# SOURCE MATERIAL
···

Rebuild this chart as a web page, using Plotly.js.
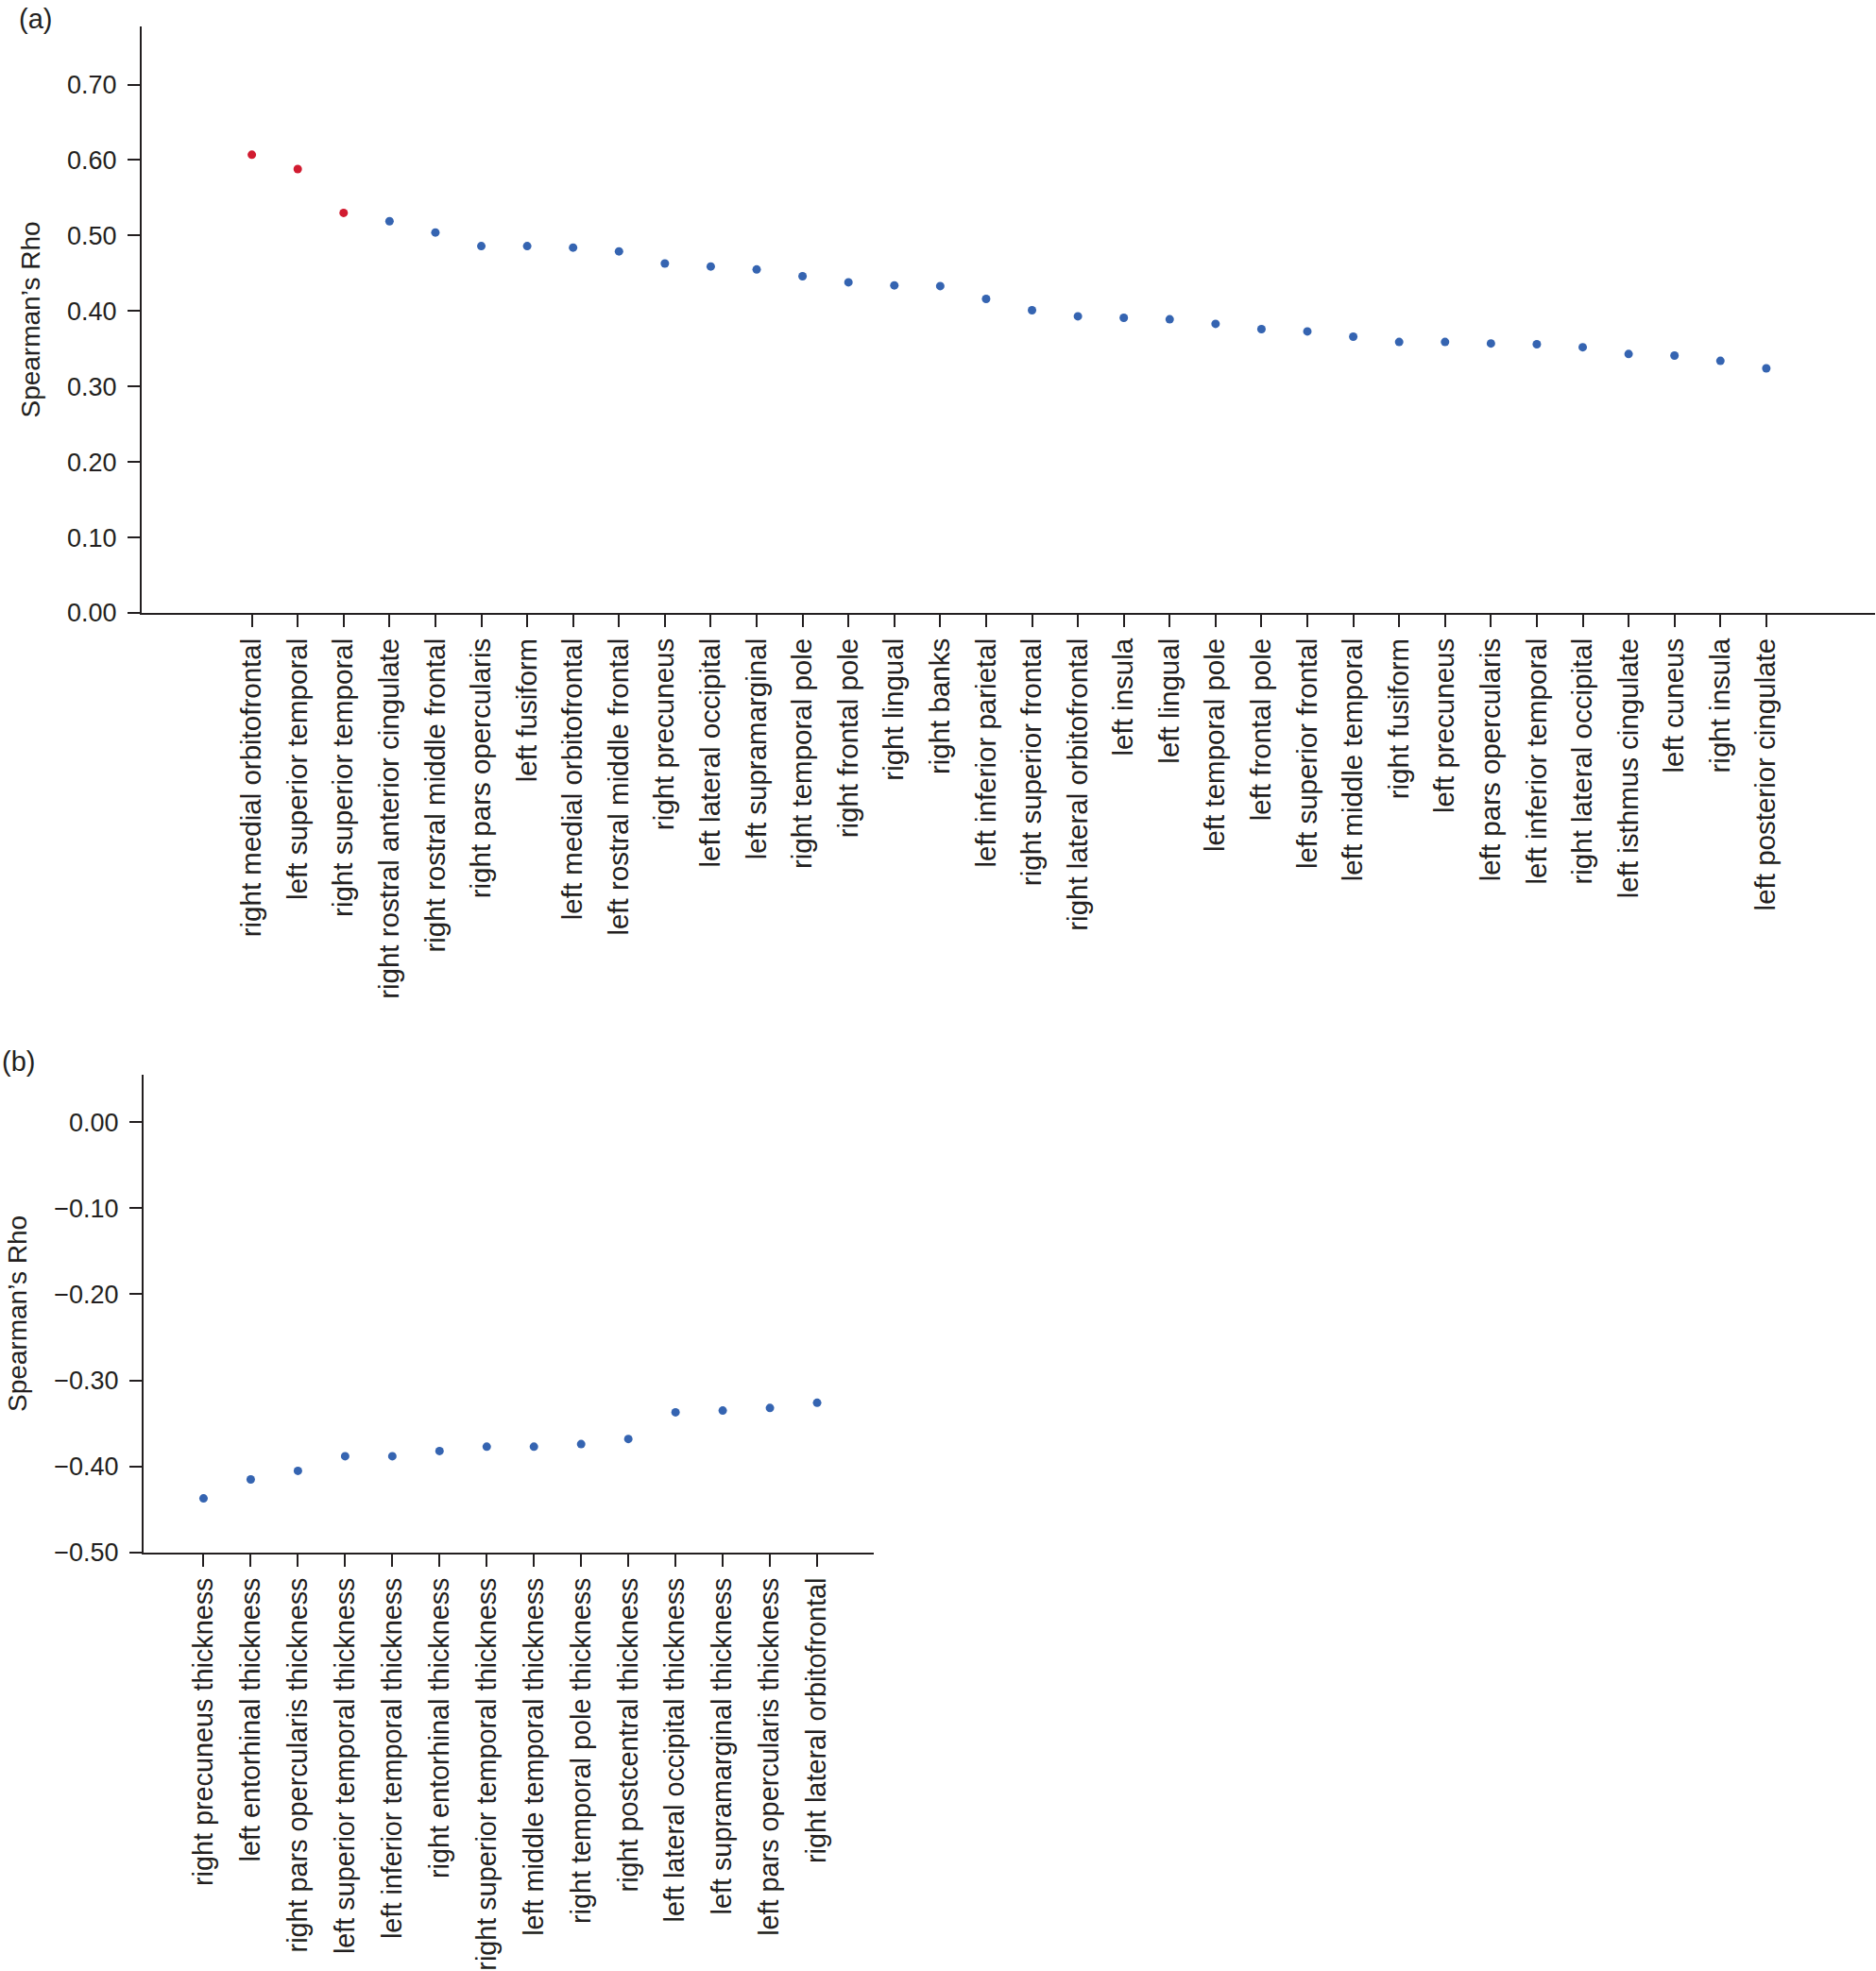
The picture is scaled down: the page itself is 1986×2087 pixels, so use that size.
<!DOCTYPE html>
<html>
<head>
<meta charset="utf-8">
<script src="https://cdn.plot.ly/plotly-3.0.1.min.js"></script>
<style>html,body{margin:0;padding:0;background:#fff;}#chart{width:1986px;height:2087px;}</style>
</head>
<body>
<div id="chart"></div>
<script>
// Panel (a): positive correlations
const regionsA = [
  "right medial orbitofrontal","left superior temporal","right superior temporal",
  "right rostral anterior cingulate","right rostral middle frontal","right pars opercularis",
  "left fusiform","left medial orbitofrontal","left rostral middle frontal","right precuneus",
  "left lateral occipital","left supramarginal","right temporal pole","right frontal pole",
  "right lingual","right banks","left inferior parietal","right superior frontal",
  "right lateral orbitofrontal","left insula","left lingual","left temporal pole",
  "left frontal pole","left superior frontal","left middle temporal","right fusiform",
  "left precuneus","left pars opercularis","left inferior temporal","right lateral occipital",
  "left isthmus cingulate","left cuneus","right insula","left posterior cingulate"
];
const rhoA = [
  0.607, 0.588, 0.530, 0.519, 0.504, 0.486, 0.486, 0.484, 0.479, 0.463,
  0.459, 0.455, 0.446, 0.438, 0.434, 0.433, 0.416, 0.401, 0.393, 0.391,
  0.389, 0.383, 0.376, 0.373, 0.366, 0.359, 0.359, 0.357, 0.356, 0.352,
  0.343, 0.341, 0.334, 0.324
];
// 1 = highlighted (red) in the figure
const highlightA = [1,1,1,0,0,0,0,0,0,0,0,0,0,0,0,0,0,0,0,0,0,0,0,0,0,0,0,0,0,0,0,0,0,0];

// Panel (b): negative correlations
const regionsB = [
  "right precuneus thickness","left entorhinal thickness","right pars opercularis thickness",
  "left superior temporal thickness","left inferior temporal thickness","right entorhinal thickness",
  "right superior temporal thickness","left middle temporal thickness","right temporal pole thickness",
  "right postcentral thickness","left lateral occipital thickness","left supramarginal thickness",
  "left pars opercularis thickness","right lateral orbitofrontal"
];
const rhoB = [
  -0.437, -0.415, -0.405, -0.388, -0.388, -0.382, -0.377,
  -0.377, -0.374, -0.368, -0.337, -0.335, -0.332, -0.326
];
const yTicksA = [0, 0.1, 0.2, 0.3, 0.4, 0.5, 0.6, 0.7];
const yTicksB = [-0.5, -0.4, -0.3, -0.2, -0.1, 0];

const RED = "#d11b30", BLUE = "#3564b1", INK = "#231f20";
const FONT = "Liberation Sans, Arial, sans-serif";

const idxA = regionsA.map((_, i) => i);
const idxB = regionsB.map((_, i) => i);

const traces = [
  {
    x: idxA, y: rhoA, xaxis: "x", yaxis: "y", type: "scatter", mode: "markers",
    marker: {size: 9, color: highlightA.map(h => h ? RED : BLUE)},
    hoverinfo: "skip", showlegend: false
  },
  {
    x: idxB, y: rhoB, xaxis: "x2", yaxis: "y2", type: "scatter", mode: "markers",
    marker: {size: 9, color: BLUE},
    hoverinfo: "skip", showlegend: false
  }
];

const W = 1986, H = 2087;
const axCommon = {
  showline: true, linecolor: INK, linewidth: 2, ticks: "outside", ticklen: 13,
  tickwidth: 2, tickcolor: INK, showgrid: false, zeroline: false,
  tickfont: {family: FONT, size: 27, color: INK}
};
const titleFont = {family: FONT, size: 28, color: INK};

const layout = {
  width: W, height: H,
  margin: {l: 0, r: 0, t: 0, b: 0},
  paper_bgcolor: "#fff", plot_bgcolor: "#fff",
  font: {family: FONT, color: INK},
  xaxis: Object.assign({}, axCommon, {
    domain: [150 / W, 1985 / W], anchor: "y",
    range: [-2.4, 35.37], tickmode: "array", tickvals: idxA, ticktext: regionsA,
    tickangle: -90, tickfont: {family: FONT, size: 29.5, color: INK}
  }),
  yaxis: Object.assign({}, axCommon, {
    domain: [1 - 649 / H, 1 - 28 / H], anchor: "x",
    range: [0, 0.777], tickmode: "array", tickvals: yTicksA, tickformat: ".2f",
    ticklabelstandoff: 6,
    title: {text: "Spearman’s Rho", font: titleFont, standoff: 20}
  }),
  xaxis2: Object.assign({}, axCommon, {
    domain: [152 / W, 925 / W], anchor: "y2",
    range: [-1.27, 14.2], tickmode: "array", tickvals: idxB, ticktext: regionsB,
    tickangle: -90, tickfont: {family: FONT, size: 28.8, color: INK}
  }),
  yaxis2: Object.assign({}, axCommon, {
    domain: [1 - 1644 / H, 1 - 1138 / H], anchor: "x2",
    range: [-0.5, 0.055], tickmode: "array", tickvals: yTicksB, tickformat: ".2f",
    ticklabelstandoff: 6,
    title: {text: "Spearman’s Rho", font: titleFont, standoff: 20}
  }),
  annotations: [
    {text: "(a)", xref: "paper", yref: "paper", x: 18 / W, y: 1 - 2 / H,
     xanchor: "left", yanchor: "top", showarrow: false,
     font: {family: FONT, size: 29, color: INK}},
    {text: "(b)", xref: "paper", yref: "paper", x: 0, y: 1 - 1106 / H,
     xanchor: "left", yanchor: "top", showarrow: false,
     font: {family: FONT, size: 29, color: INK}}
  ]
};

Plotly.newPlot("chart", traces, layout, {staticPlot: true, displayModeBar: false});
</script>
</body>
</html>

···

# STATED EXERCISE
Identify every line above that includes the word "page", and show those lines.

# EXERCISE RESULT
Rebuild this chart as a web page, using Plotly.js.
The picture is scaled down: the page itself is 1986×2087 pixels, so use that size.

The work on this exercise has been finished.